With these women, I feel gawkish and nerdy and somehow … bad. A bad mom. A mom who doesn’t make home-made yoghurt, and who gladly passes the responsibility of his formal education off to others. I am too selfish to be a good mom, and I feel like they look down on me for my choice to have only one child, as well as my professional and educational aspirations.
My kid sister has traveled the world. She has been to foreign countries, lived on her own, gone white water rafting and rock climbing. She has learned a foreign language. She works for a non-profit to help change the world. I envy and admire her, and wonder what turns we took in life that took us on such disparate paths. I wouldn’t mind trading places with her for a day or so, as long as I could always go back home (or take John with me).

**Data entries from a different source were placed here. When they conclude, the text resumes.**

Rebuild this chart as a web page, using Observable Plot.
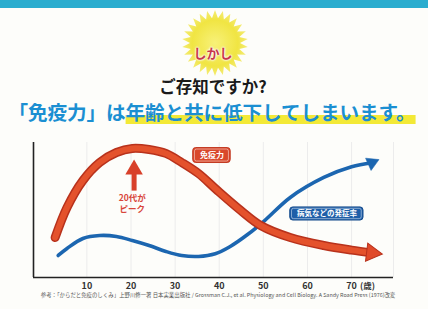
<!DOCTYPE html>
<html><head><meta charset="utf-8">
<script src="https://cdn.jsdelivr.net/npm/d3@7"></script>
<script src="https://cdn.jsdelivr.net/npm/@observablehq/plot@0.6"></script>
<style>
body{margin:0;background:#fdfdfa;font-family:"Noto Sans CJK JP","Noto Sans",sans-serif;width:428px;height:309px;overflow:hidden;position:relative}
#bar{position:absolute;left:0;top:0;width:428px;height:8px;background:#2badcf}
.t{position:absolute;transform:translate(-50%,-50%);white-space:nowrap;line-height:1;font-weight:700}
#burst{position:absolute;left:178px;top:6px}
#shikashi{left:213px;top:52px;font-size:13px;color:#c8384a;text-shadow:0 0 2px #fff,0 0 2px #fff,0 0 3px #fff}
#q{left:213px;top:86px;font-size:16.5px;color:#1a1a1a}
#main{left:212px;top:112px;font-size:19.6px;color:#1b8fd2;letter-spacing:-0.1px}
#main .hl{background:linear-gradient(to bottom,transparent 62%,#f3e936 62%,#f3e936 92%,transparent 92%)}
#chart{position:absolute;left:0;top:130px}
#note{left:218px;top:296px;font-size:5.4px;color:#555;font-weight:400}
</style></head>
<body>
<div id="bar"></div>
<svg id="burst" width="74" height="74"></svg>
<div class="t" id="shikashi">しかし</div>
<div class="t" id="q">ご存知ですか?</div>
<div class="t" id="main">「免疫力」は<span class="hl">年齢と共に低下してしまいます。</span></div>
<div id="chart"></div>
<div class="t" id="note">参考：「からだと免疫のしくみ」上野川修一著 日本実業出版社 / Grossman C.J., et al. Physiology and Cell Biology. A Sandy Road Press (1976)改変</div>
<script>
// ---- data ----
const xTicks = [10, 20, 30, 40, 50, 60, 70];
const unitLabel = "(歳)";
const immunityAge   = [2.8, 5.5, 9.1, 12.9, 16.7, 20.3, 24.1, 27.9, 31.5, 35.3, 39.4, 44.9, 49.4, 56.1, 63.7, 70.0, 74.6];
const immunityValue = [29.6, 51.9, 71.9, 85.2, 92.6, 95.6, 94.8, 91.9, 85.2, 77.0, 65.0, 49.6, 38.5, 29.6, 23.7, 20.3, 18.3];
const diseaseAge    = [3.5, 5.5, 9.1, 12.9, 16.7, 20.3, 24.1, 27.9, 31.5, 35.3, 39.1, 42.5, 46.5, 50.3, 56.1, 63.7, 70.0, 74.6];
const diseaseValue  = [16.3, 21.5, 28.9, 31.1, 30.4, 27.4, 23.7, 19.3, 16.3, 15.6, 17.6, 23.0, 32.0, 42.2, 59.3, 74.1, 82.0, 85.0];
const immunityLabel = "免疫力";
const diseaseLabel = "病気などの発症率";
const peakAge = 20.7;
const peakText = ["20代が", "ピーク"];

// ---- starburst decoration ----
(function(){
  const s = d3.select("#burst");
  const defs = s.append("defs");
  const g = defs.append("radialGradient").attr("id","bg");
  g.append("stop").attr("offset","0%").attr("stop-color","#f7f06a");
  g.append("stop").attr("offset","70%").attr("stop-color","#efe22e");
  g.append("stop").attr("offset","100%").attr("stop-color","#f3ea6a");
  const n = 26, cx = 37, cy = 37, ro = 33, ri = 25;
  const pts = d3.range(n*2).map(i => {
    const a = Math.PI * i / n - Math.PI/2, r = i % 2 ? ri : ro;
    return [cx + r*Math.cos(a), cy + r*Math.sin(a)];
  });
  s.append("polygon").attr("points", pts.map(p=>p.join(",")).join(" ")).attr("fill","url(#bg)").attr("opacity",0.9);
})();

const immunity = immunityAge.map((a,i)=>({age:a, v:immunityValue[i]}));
const disease = diseaseAge.map((a,i)=>({age:a, v:diseaseValue[i]}));
const lastI = immunity[immunity.length-1];
const lastD = disease[disease.length-1];
const xMin = -2.1;

const plot = Plot.plot({
  width: 428, height: 165,
  marginLeft: 33, marginRight: 35, marginTop: 12, marginBottom: 18,
  x: {domain: [xMin, 79.5], axis: null},
  y: {domain: [0, 100], axis: null},
  style: {background: "transparent", fontFamily: "'Noto Sans CJK JP', sans-serif", overflow: "visible"},
  marks: [
    Plot.ruleX(xTicks, {y1: 0, y2: 100, stroke: "#ececec", strokeWidth: 1}),
    Plot.ruleX([79.5], {y1: 0, y2: 100, stroke: "#ececec", strokeWidth: 1}),
    Plot.ruleY([0], {x1: xMin, x2: 79.5, stroke: "#222", strokeWidth: 1.6}),
    Plot.ruleX([xMin], {y1: 0, y2: 100, stroke: "#222", strokeWidth: 1.6}),
    Plot.text(xTicks, {x: d => d, y: 0, dy: 9, text: d => String(d), fontSize: 9, fill: "#333", fontWeight: "bold"}),
    Plot.text([unitLabel], {x: 73.6, y: 0, dy: 9, text: d => d, fontSize: 8.5, fill: "#333", fontWeight: "bold"}),
    // disease line (blue)
    Plot.line(disease, {x: "age", y: "v", curve: "catmull-rom", stroke: "#1c66b0", strokeWidth: 3.6}),
    Plot.dot([lastD], {x: "age", y: "v", symbol: "triangle", r: 5, rotate: 66, fill: "#1c66b0", stroke: "#1c66b0", strokeWidth: 0.5}),
    // immunity line (red)
    Plot.line(immunity, {x: "age", y: "v", curve: "catmull-rom", stroke: "#b8321c", strokeWidth: 9}),
    Plot.line(immunity, {x: "age", y: "v", curve: "catmull-rom", stroke: "#e4522c", strokeWidth: 6}),
    Plot.dot([lastI], {x: "age", y: "v", symbol: "triangle", r: 6.8, rotate: 97, fill: "#e04a2a", stroke: "#b8321c", strokeWidth: 1}),
    // peak arrow
    Plot.ruleX([peakAge], {y1: 64, y2: 78, stroke: "#d8402a", strokeWidth: 5}),
    Plot.dot([peakAge], {x: d => d, y: 80, symbol: "triangle", r: 6.5, fill: "#d8402a"}),
    Plot.text([peakText.join("\n")], {x: peakAge - 0.4, y: 55, text: d => d, fontSize: 8.5, lineHeight: 1.25, fill: "#d8453a", fontWeight: "bold"}),
    // immunity label box
    Plot.rect([immunityLabel], {x1: 34.1, x2: 42.6, y1: 84.8, y2: 95.9, fill: "#d9482b", stroke: "#c23a22", rx: 3}),
    Plot.rect([immunityLabel], {x1: 34.5, x2: 42.2, y1: 85.9, y2: 94.8, fill: "none", stroke: "#fff", strokeOpacity: 0.6, strokeWidth: 0.8, rx: 2}),
    Plot.text([immunityLabel], {x: 38.35, y: 90.3, text: d => d, fill: "#fff", fontSize: 8, fontWeight: "bold"}),
    // disease label box
    Plot.rect([diseaseLabel], {x1: 56.1, x2: 72.7, y1: 42.2, y2: 51.9, fill: "#1e5ea8", stroke: "#164c8c", rx: 3}),
    Plot.rect([diseaseLabel], {x1: 56.5, x2: 72.3, y1: 43.2, y2: 50.9, fill: "none", stroke: "#fff", strokeOpacity: 0.6, strokeWidth: 0.8, rx: 2}),
    Plot.text([diseaseLabel], {x: 64.4, y: 47.05, text: d => d, fill: "#fff", fontSize: 7.5, fontWeight: "bold"})
  ]
});
document.getElementById("chart").append(plot);
</script>
</body></html>
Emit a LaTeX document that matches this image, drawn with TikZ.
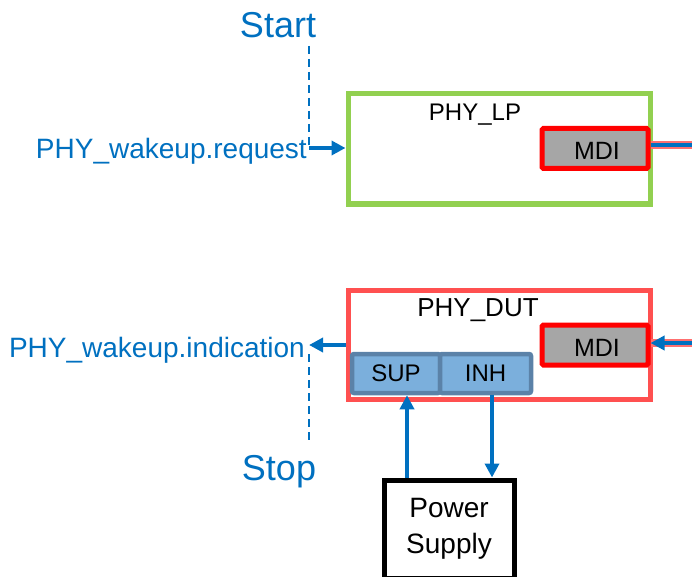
\documentclass[tikz,border=0pt]{standalone}
\usepackage{fontspec}
\setmainfont{Liberation Sans}
\usetikzlibrary{arrows.meta}
\definecolor{tblue}{HTML}{0070C0}
\definecolor{lpgreen}{HTML}{92D050}
\definecolor{dutred}{HTML}{FF5050}
\definecolor{mdigray}{HTML}{A6A6A6}
\definecolor{supfill}{HTML}{7BAFDC}
\definecolor{supline}{HTML}{5B82A8}
\definecolor{linkred}{HTML}{FF7070}
\tikzset{
  phybox/.style={draw, line width=5pt, rectangle, minimum width=302pt, inner sep=0pt},
  mdibox/.style={draw=red, fill=mdigray, line width=5pt, rounded corners=1.5pt, minimum width=106pt, minimum height=40pt, inner sep=0pt},
  mditxt/.style={font=\fontsize{25}{28}\selectfont, inner sep=0pt},
  subbox/.style={draw=supline, fill=supfill, line width=4.5pt, rounded corners=2pt, minimum height=39pt, inner sep=0pt, font=\fontsize{24}{27}\selectfont},
  title/.style={inner sep=0pt},
  bluetxt/.style={text=tblue, inner sep=0pt},
  signal/.style={draw=tblue, line width=3.5pt, -{Triangle[length=14pt,width=14pt]}},
  dashline/.style={draw=tblue, line width=2.2pt, dash pattern=on 8pt off 5pt},
  link/.style={draw=linkred, line width=8.5pt},
  linkin/.style={draw=tblue, line width=4pt},
}
\begin{document}
\begin{tikzpicture}[x=1pt,y=-1pt]
\useasboundingbox (0,0) rectangle (692,577);
% boxes
\node[phybox, draw=lpgreen, minimum height=110pt] (lp) at (499,149) {};
\node[title, font=\fontsize{24}{28}\selectfont] (lpt) at (475,115) {PHY\_LP};
\node[mdibox] (mdi1) at (595,148.5) {};
\node[mditxt] (mdi1t) at (597,151) {MDI};
\node[phybox, draw=dutred, minimum height=109pt] (dut) at (499,344.5) {};
\node[title, font=\fontsize{26}{30}\selectfont] (dutt) at (478,310) {PHY\_DUT};
\node[mdibox] (mdi2) at (595,345) {};
\node[mditxt] (mdi2t) at (597,348) {MDI};
\node[subbox, minimum width=88pt] (sup) at (396,373.5) {SUP};
\node[subbox, minimum width=91pt] (inh) at (485.5,373.5) {INH};
\node[draw=black, line width=5pt, minimum width=130pt, minimum height=98pt, inner sep=0pt, align=center, font=\fontsize{28}{36}\selectfont] (ps) at (449,529) {Power\\Supply};
% texts
\node[bluetxt, font=\fontsize{36}{40}\selectfont] (start) at (278,25) {Start};
\node[bluetxt, font=\fontsize{36}{40}\selectfont] (stop) at (279,472) {Stop};
\node[bluetxt, font=\fontsize{28}{32}\selectfont, anchor=east] (req) at (307,151) {PHY\_wakeup.request};
\node[bluetxt, font=\fontsize{28}{32}\selectfont, anchor=east] (ind) at (305,350) {PHY\_wakeup.indication};
\coordinate (d1a) at (309,46);
\coordinate (d1b) at (309,145);
\coordinate (d2a) at (309,354);
\coordinate (d2b) at (309,443);
\coordinate (r1) at (692,145);
\coordinate (r2) at (692,343);
\coordinate (s1) at (309,148);
\coordinate (s2) at (309,345);
% dashed
\draw[dashline] (d1a) -- (d1b);
\draw[dashline] (d2a) -- (d2b);
% signals
\draw[signal] (s1) -- (lp.west |- s1);
\draw[signal] (dut.west |- s2) -- (s2);
\draw[signal] (ps.north -| 407,0) -- (sup.south -| 407,0);
\draw[signal] (inh.south -| 492,0) -- (ps.north -| 492,0);
% links
\draw[link] (mdi1.east |- r1) -- (r1);
\draw[linkin] (mdi1.east |- r1) -- (r1);
\draw[link] (mdi2.east |- r2) -- (r2);
\draw[linkin, -{Triangle[length=14pt,width=14pt]}] (r2) -- (mdi2.east |- r2);
\end{tikzpicture}
\end{document}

My older sister has 4 children that she homeschools. She is a devout mormon and a stay at home mom. She runs marathons and volunteers at her church. My feelings about her are more complicated … I admire her fortitude, and am in awe of the patience she has to possess. But I do not envy her. I would not ever want to swap places with her, even for a day, or an hour.
I love my husband. I love my son. I love our animals, and I love my town. I love the life I have, the family I have, the opportunities I have. But at the same time, I so often feel as though I never quite fit the expectations people have of me. I always feel a little out-of-step, a little awkward.
I think that when I hit adulthood, someone forgot to supply me with the How-To Manual.